--- Begin SUPPLIED INFORMATION ---

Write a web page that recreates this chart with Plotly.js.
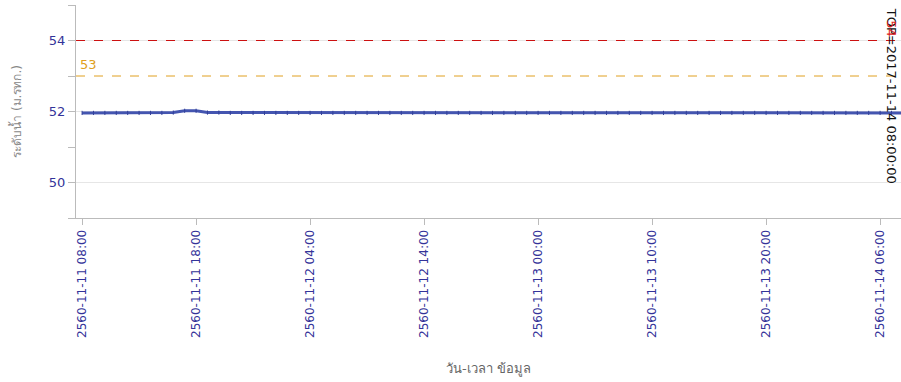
<!DOCTYPE html>
<html>
<head>
<meta charset="utf-8">
<script src="https://cdn.plot.ly/plotly-3.0.1.min.js"></script>
<style>html,body{margin:0;padding:0;background:#fff;}#chart{width:901px;height:382px;}</style>
</head>
<body>
<div id="chart"></div>
<script>
// hourly water level from 2017-11-11 08:00 (พ.ศ. 2560) to 2017-11-14 08:00
const startTime = "2017-11-11T08:00:00";
const levels = [
  51.96, 51.96, 51.96, 51.96, 51.96, 51.96, 51.96, 51.96, 51.97, 52.02,
  52.02, 51.97, 51.97, 51.96, 51.96, 51.96, 51.96, 51.96, 51.96, 51.96,
  51.96, 51.96, 51.96, 51.96, 51.96, 51.96, 51.96, 51.96, 51.96, 51.96,
  51.96, 51.96, 51.96, 51.96, 51.96, 51.96, 51.96, 51.96, 51.96, 51.96,
  51.96, 51.96, 51.96, 51.96, 51.96, 51.96, 51.96, 51.96, 51.96, 51.96,
  51.96, 51.96, 51.96, 51.96, 51.96, 51.96, 51.96, 51.96, 51.96, 51.96,
  51.96, 51.96, 51.96, 51.96, 51.96, 51.96, 51.96, 51.96, 51.96, 51.96,
  51.96, 51.96, 51.96
];
const warningLevel = 53;
const criticalLevel = 54;
const tickVals = ["2017-11-11 08:00","2017-11-11 18:00","2017-11-12 04:00","2017-11-12 14:00",
                  "2017-11-13 00:00","2017-11-13 10:00","2017-11-13 20:00","2017-11-14 06:00"];
const tickText = ["2560-11-11 08:00","2560-11-11 18:00","2560-11-12 04:00","2560-11-12 14:00",
                  "2560-11-13 00:00","2560-11-13 10:00","2560-11-13 20:00","2560-11-14 06:00"];
const xRange = ["2017-11-11 07:28", "2017-11-14 07:50"];
const topLabel = "TOP=2017-11-14 08:00:00";

function fmt(d){
  const p=n=>String(n).padStart(2,"0");
  return d.getFullYear()+"-"+p(d.getMonth()+1)+"-"+p(d.getDate())+" "+p(d.getHours())+":"+p(d.getMinutes());
}
const t0 = new Date(startTime);
const times = levels.map((_,i)=>fmt(new Date(t0.getTime()+i*3600000)));

const FONT = "Tahoma, 'DejaVu Sans', 'Noto Sans', sans-serif";
const traces = [
  {x:[xRange[0], times[times.length-1]], y:[criticalLevel, criticalLevel], mode:"lines",
   line:{color:"#cc1111", width:1, dash:"dash"}, hoverinfo:"skip"},
  {x:[xRange[0], times[times.length-1]], y:[warningLevel, warningLevel], mode:"lines",
   line:{color:"#e0a020", width:1, dash:"dash"}, hoverinfo:"skip"},
  {x:times, y:levels, mode:"lines+markers",
   line:{color:"#4455b0", width:3},
   marker:{symbol:"line-ns-open", size:3, color:"#33409a", line:{width:1, color:"#33409a"}}}
];

const layout = {
  width:901, height:382,
  margin:{l:76, r:0, t:5, b:164},
  paper_bgcolor:"#fff", plot_bgcolor:"#fff",
  showlegend:false,
  font:{family:FONT, size:12, color:"#333399"},
  xaxis:{
    type:"date", range:xRange,
    tickvals:tickVals, ticktext:tickText, tickangle:-90,
    ticks:"outside", ticklen:6, tickcolor:"#bbbbbb",
    showgrid:false, zeroline:false,
    showline:true, linecolor:"#bbbbbb", linewidth:1,
    tickfont:{family:FONT, size:12, color:"#333399"},
    title:{text:"วัน-เวลา ข้อมูล", font:{family:FONT, size:13, color:"#666666"}, standoff:26}
  },
  yaxis:{
    range:[49, 55], tick0:50, dtick:2,
    ticks:"outside", ticklen:7, tickcolor:"#bbbbbb",
    minor:{dtick:1, ticks:"outside", ticklen:7, tickcolor:"#bbbbbb", showgrid:false},
    showgrid:true, gridcolor:"#e6e6e6",
    zeroline:false, showline:true, linecolor:"#bbbbbb", linewidth:1,
    tickfont:{family:FONT, size:13, color:"#333399"},
    title:{text:"ระดับน้ำ (ม.รทก.)", font:{family:FONT, size:12, color:"#888888"}, standoff:24}
  },
  annotations:[
    {xref:"paper", yref:"y", x:0.003, y:warningLevel, xanchor:"left", yanchor:"bottom",
     text:String(warningLevel), showarrow:false, font:{family:FONT, size:13, color:"#e0a020"}, yshift:2},
    {xref:"paper", yref:"paper", x:0.988, y:0.573, xanchor:"center", yanchor:"middle", textangle:90,
     text:topLabel, showarrow:false, font:{family:FONT, size:13, color:"#111111"}},
    {xref:"paper", yref:"paper", x:0.988, y:0.89, xanchor:"center", yanchor:"middle", textangle:90,
     text:String(criticalLevel), showarrow:false, font:{family:FONT, size:13, color:"#dd2222"}}
  ]
};
Plotly.newPlot("chart", traces, layout, {displayModeBar:false, staticPlot:true});
</script>
</body>
</html>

--- End SUPPLIED INFORMATION ---

## EXERCISE BRIEF
Each line of the data should be quoted exactly, with pictures left out.

## EXERCISE SOLUTION
Write a web page that recreates this chart with Plotly.js.
<!DOCTYPE html>
<html>
<head>
<meta charset="utf-8">
<script src="https://cdn.plot.ly/plotly-3.0.1.min.js"></script>
<style>html,body{margin:0;padding:0;background:#fff;}#chart{width:901px;height:382px;}</style>
</head>
<body>
<div id="chart"></div>
<script>
// hourly water level from 2017-11-11 08:00 (พ.ศ. 2560) to 2017-11-14 08:00
const startTime = "2017-11-11T08:00:00";
const levels = [
  51.96, 51.96, 51.96, 51.96, 51.96, 51.96, 51.96, 51.96, 51.97, 52.02,
  52.02, 51.97, 51.97, 51.96, 51.96, 51.96, 51.96, 51.96, 51.96, 51.96,
  51.96, 51.96, 51.96, 51.96, 51.96, 51.96, 51.96, 51.96, 51.96, 51.96,
  51.96, 51.96, 51.96, 51.96, 51.96, 51.96, 51.96, 51.96, 51.96, 51.96,
  51.96, 51.96, 51.96, 51.96, 51.96, 51.96, 51.96, 51.96, 51.96, 51.96,
  51.96, 51.96, 51.96, 51.96, 51.96, 51.96, 51.96, 51.96, 51.96, 51.96,
  51.96, 51.96, 51.96, 51.96, 51.96, 51.96, 51.96, 51.96, 51.96, 51.96,
  51.96, 51.96, 51.96
];
const warningLevel = 53;
const criticalLevel = 54;
const tickVals = ["2017-11-11 08:00","2017-11-11 18:00","2017-11-12 04:00","2017-11-12 14:00",
                  "2017-11-13 00:00","2017-11-13 10:00","2017-11-13 20:00","2017-11-14 06:00"];
const tickText = ["2560-11-11 08:00","2560-11-11 18:00","2560-11-12 04:00","2560-11-12 14:00",
                  "2560-11-13 00:00","2560-11-13 10:00","2560-11-13 20:00","2560-11-14 06:00"];
const xRange = ["2017-11-11 07:28", "2017-11-14 07:50"];
const topLabel = "TOP=2017-11-14 08:00:00";

function fmt(d){
  const p=n=>String(n).padStart(2,"0");
  return d.getFullYear()+"-"+p(d.getMonth()+1)+"-"+p(d.getDate())+" "+p(d.getHours())+":"+p(d.getMinutes());
}
const t0 = new Date(startTime);
const times = levels.map((_,i)=>fmt(new Date(t0.getTime()+i*3600000)));

const FONT = "Tahoma, 'DejaVu Sans', 'Noto Sans', sans-serif";
const traces = [
  {x:[xRange[0], times[times.length-1]], y:[criticalLevel, criticalLevel], mode:"lines",
   line:{color:"#cc1111", width:1, dash:"dash"}, hoverinfo:"skip"},
  {x:[xRange[0], times[times.length-1]], y:[warningLevel, warningLevel], mode:"lines",
   line:{color:"#e0a020", width:1, dash:"dash"}, hoverinfo:"skip"},
  {x:times, y:levels, mode:"lines+markers",
   line:{color:"#4455b0", width:3},
   marker:{symbol:"line-ns-open", size:3, color:"#33409a", line:{width:1, color:"#33409a"}}}
];

const layout = {
  width:901, height:382,
  margin:{l:76, r:0, t:5, b:164},
  paper_bgcolor:"#fff", plot_bgcolor:"#fff",
  showlegend:false,
  font:{family:FONT, size:12, color:"#333399"},
  xaxis:{
    type:"date", range:xRange,
    tickvals:tickVals, ticktext:tickText, tickangle:-90,
    ticks:"outside", ticklen:6, tickcolor:"#bbbbbb",
    showgrid:false, zeroline:false,
    showline:true, linecolor:"#bbbbbb", linewidth:1,
    tickfont:{family:FONT, size:12, color:"#333399"},
    title:{text:"วัน-เวลา ข้อมูล", font:{family:FONT, size:13, color:"#666666"}, standoff:26}
  },
  yaxis:{
    range:[49, 55], tick0:50, dtick:2,
    ticks:"outside", ticklen:7, tickcolor:"#bbbbbb",
    minor:{dtick:1, ticks:"outside", ticklen:7, tickcolor:"#bbbbbb", showgrid:false},
    showgrid:true, gridcolor:"#e6e6e6",
    zeroline:false, showline:true, linecolor:"#bbbbbb", linewidth:1,
    tickfont:{family:FONT, size:13, color:"#333399"},
    title:{text:"ระดับน้ำ (ม.รทก.)", font:{family:FONT, size:12, color:"#888888"}, standoff:24}
  },
  annotations:[
    {xref:"paper", yref:"y", x:0.003, y:warningLevel, xanchor:"left", yanchor:"bottom",
     text:String(warningLevel), showarrow:false, font:{family:FONT, size:13, color:"#e0a020"}, yshift:2},
    {xref:"paper", yref:"paper", x:0.988, y:0.573, xanchor:"center", yanchor:"middle", textangle:90,
     text:topLabel, showarrow:false, font:{family:FONT, size:13, color:"#111111"}},
    {xref:"paper", yref:"paper", x:0.988, y:0.89, xanchor:"center", yanchor:"middle", textangle:90,
     text:String(criticalLevel), showarrow:false, font:{family:FONT, size:13, color:"#dd2222"}}
  ]
};
Plotly.newPlot("chart", traces, layout, {displayModeBar:false, staticPlot:true});
</script>
</body>
</html>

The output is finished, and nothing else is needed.